**Exercise directions**.
In the entries that follow, how many lines hold the string "this"? Give only that number.

**Extracted data**.
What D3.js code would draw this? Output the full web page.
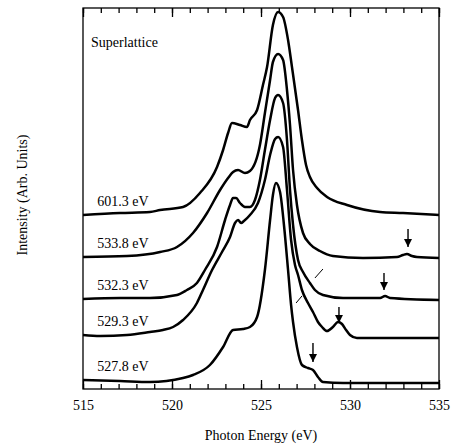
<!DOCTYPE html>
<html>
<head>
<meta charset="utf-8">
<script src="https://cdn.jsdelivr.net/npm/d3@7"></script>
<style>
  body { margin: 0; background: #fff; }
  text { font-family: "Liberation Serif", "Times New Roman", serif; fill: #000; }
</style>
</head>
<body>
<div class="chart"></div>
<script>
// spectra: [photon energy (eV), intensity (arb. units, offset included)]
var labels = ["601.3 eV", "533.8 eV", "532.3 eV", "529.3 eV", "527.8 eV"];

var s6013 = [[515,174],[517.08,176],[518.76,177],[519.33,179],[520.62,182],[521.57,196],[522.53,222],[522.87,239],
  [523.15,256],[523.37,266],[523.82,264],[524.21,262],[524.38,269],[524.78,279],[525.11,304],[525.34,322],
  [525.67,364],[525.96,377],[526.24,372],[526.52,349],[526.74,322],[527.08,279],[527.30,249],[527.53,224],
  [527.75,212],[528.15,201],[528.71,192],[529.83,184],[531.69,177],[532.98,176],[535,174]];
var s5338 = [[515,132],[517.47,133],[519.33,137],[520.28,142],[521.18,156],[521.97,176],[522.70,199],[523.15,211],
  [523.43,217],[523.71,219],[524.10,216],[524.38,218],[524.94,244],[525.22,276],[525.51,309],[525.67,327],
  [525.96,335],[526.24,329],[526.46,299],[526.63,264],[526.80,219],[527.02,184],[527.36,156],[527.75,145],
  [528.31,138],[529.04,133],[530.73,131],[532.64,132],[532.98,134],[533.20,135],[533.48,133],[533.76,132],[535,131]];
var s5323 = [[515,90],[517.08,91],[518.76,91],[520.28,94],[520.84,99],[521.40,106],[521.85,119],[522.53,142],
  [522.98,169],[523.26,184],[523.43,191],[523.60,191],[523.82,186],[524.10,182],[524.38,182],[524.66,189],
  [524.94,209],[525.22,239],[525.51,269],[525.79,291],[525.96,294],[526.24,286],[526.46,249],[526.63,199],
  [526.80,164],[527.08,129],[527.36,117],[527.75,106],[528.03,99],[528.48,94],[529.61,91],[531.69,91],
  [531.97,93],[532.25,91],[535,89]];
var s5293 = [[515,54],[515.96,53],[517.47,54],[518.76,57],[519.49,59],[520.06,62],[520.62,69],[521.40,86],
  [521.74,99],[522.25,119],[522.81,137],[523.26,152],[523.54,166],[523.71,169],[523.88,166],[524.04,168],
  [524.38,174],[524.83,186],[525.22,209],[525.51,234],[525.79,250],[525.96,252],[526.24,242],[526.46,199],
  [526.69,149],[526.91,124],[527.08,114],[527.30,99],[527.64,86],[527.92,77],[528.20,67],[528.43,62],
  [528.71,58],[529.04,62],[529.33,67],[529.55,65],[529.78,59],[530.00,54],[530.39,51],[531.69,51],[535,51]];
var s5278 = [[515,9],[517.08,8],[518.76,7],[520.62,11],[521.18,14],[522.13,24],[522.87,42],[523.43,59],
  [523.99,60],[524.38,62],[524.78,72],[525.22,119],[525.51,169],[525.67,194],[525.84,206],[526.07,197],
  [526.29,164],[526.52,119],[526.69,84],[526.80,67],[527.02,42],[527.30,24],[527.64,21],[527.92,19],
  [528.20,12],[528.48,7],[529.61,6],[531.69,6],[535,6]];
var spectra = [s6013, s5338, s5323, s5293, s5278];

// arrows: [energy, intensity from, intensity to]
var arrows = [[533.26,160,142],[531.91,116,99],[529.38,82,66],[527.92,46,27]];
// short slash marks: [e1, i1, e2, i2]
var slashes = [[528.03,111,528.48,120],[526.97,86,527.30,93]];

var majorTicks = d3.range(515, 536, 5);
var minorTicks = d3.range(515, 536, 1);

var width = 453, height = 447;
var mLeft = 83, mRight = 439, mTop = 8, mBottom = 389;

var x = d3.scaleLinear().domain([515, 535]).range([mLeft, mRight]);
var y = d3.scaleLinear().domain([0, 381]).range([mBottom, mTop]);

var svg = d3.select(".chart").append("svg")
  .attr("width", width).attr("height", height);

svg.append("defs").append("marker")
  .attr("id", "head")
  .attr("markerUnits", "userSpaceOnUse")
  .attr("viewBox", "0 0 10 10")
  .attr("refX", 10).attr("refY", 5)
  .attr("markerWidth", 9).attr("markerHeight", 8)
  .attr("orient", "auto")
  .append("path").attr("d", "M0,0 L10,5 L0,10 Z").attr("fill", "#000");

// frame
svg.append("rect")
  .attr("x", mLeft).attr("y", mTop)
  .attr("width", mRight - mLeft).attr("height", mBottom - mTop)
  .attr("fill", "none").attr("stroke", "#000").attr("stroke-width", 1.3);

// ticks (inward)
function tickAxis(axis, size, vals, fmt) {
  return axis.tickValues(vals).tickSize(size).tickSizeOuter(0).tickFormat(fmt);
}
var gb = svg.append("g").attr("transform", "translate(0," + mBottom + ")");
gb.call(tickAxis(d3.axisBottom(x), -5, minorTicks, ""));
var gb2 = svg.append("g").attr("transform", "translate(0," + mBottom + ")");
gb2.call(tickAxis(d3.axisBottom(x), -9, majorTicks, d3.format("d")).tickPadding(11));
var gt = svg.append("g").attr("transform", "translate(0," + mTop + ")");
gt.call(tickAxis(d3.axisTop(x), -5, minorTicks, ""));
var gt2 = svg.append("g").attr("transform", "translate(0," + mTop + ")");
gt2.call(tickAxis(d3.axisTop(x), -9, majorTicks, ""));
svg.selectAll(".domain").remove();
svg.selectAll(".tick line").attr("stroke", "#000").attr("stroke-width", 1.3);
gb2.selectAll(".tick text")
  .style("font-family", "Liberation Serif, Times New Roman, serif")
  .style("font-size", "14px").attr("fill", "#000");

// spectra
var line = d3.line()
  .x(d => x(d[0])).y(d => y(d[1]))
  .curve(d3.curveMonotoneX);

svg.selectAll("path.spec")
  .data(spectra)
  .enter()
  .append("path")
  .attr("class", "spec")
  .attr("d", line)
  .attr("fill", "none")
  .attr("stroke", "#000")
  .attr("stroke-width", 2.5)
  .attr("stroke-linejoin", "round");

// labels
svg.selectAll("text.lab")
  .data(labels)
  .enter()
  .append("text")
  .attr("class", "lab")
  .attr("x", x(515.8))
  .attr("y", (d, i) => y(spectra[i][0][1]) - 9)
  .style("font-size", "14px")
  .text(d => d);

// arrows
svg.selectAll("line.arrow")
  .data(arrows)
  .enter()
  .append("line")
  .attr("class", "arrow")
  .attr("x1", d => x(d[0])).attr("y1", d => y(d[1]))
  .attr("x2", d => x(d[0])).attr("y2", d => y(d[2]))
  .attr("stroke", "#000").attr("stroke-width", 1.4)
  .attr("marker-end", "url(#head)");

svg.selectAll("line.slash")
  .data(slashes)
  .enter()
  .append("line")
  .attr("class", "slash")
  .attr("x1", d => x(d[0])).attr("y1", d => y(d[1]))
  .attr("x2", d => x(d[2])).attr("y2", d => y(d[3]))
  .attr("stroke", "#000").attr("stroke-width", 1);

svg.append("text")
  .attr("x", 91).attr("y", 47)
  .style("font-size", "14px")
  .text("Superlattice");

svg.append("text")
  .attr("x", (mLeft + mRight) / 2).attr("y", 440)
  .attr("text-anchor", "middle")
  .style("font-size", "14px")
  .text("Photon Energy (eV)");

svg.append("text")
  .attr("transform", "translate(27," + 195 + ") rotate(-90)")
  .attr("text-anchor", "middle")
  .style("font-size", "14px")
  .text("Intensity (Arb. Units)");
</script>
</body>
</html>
---
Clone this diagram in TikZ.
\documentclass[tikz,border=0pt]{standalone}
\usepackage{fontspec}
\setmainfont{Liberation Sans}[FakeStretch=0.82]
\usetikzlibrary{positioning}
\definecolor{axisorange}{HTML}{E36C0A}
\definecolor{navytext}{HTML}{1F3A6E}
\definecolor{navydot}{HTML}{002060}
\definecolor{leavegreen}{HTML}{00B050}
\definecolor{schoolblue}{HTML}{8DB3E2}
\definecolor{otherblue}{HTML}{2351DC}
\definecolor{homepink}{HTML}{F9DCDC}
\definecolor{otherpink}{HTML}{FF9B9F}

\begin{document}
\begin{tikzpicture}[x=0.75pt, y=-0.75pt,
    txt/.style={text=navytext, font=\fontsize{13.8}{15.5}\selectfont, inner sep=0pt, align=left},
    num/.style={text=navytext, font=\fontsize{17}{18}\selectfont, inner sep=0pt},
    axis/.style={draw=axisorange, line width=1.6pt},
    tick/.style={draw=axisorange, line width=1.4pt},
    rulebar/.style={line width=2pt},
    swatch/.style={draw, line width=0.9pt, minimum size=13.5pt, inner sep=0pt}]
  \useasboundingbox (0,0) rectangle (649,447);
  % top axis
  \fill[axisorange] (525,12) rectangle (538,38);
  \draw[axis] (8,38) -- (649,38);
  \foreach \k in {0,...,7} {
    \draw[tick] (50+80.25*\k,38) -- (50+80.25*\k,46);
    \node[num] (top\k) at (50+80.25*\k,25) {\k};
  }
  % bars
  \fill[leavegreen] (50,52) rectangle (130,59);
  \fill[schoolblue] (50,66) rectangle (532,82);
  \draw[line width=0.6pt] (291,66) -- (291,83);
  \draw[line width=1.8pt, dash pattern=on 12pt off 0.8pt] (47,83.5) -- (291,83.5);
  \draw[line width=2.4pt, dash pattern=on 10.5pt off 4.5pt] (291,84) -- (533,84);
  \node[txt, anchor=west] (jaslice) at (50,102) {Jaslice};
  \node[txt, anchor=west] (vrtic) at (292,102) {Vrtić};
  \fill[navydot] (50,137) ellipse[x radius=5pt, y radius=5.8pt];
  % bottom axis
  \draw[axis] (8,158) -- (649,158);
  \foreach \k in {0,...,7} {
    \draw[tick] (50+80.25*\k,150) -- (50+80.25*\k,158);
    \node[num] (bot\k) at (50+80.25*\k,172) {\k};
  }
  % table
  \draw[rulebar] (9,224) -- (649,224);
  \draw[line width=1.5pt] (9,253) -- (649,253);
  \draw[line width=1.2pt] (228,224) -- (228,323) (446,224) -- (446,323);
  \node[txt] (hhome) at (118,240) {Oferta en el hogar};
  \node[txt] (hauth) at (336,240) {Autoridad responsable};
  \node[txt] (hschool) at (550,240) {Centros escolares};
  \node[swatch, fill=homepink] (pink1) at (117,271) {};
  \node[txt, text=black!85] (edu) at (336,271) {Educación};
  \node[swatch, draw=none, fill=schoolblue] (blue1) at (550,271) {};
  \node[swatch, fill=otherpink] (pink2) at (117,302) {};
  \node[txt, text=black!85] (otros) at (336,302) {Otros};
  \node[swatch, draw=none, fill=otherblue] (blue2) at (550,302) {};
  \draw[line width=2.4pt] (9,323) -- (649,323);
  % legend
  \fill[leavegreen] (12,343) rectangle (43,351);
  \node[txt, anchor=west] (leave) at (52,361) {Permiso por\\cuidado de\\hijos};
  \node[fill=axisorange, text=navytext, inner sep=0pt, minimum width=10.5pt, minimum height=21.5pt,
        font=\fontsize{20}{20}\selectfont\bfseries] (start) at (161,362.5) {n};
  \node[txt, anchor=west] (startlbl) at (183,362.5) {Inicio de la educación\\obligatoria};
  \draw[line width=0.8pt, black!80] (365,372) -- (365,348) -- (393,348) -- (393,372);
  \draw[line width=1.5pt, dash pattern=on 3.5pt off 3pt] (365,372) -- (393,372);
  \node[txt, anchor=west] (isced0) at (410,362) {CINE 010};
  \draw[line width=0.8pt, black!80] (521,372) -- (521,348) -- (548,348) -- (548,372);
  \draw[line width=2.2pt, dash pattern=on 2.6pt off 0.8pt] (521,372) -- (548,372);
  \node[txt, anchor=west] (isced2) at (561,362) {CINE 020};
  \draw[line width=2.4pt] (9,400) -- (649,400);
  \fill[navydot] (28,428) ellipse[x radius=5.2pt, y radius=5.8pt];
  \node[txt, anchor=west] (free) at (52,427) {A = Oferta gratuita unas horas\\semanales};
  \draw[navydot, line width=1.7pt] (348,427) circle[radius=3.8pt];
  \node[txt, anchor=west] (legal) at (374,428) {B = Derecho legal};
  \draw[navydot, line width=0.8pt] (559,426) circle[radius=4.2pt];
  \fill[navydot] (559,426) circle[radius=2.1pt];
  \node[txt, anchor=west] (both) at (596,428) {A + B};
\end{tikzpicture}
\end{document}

**Completed exercise**.
2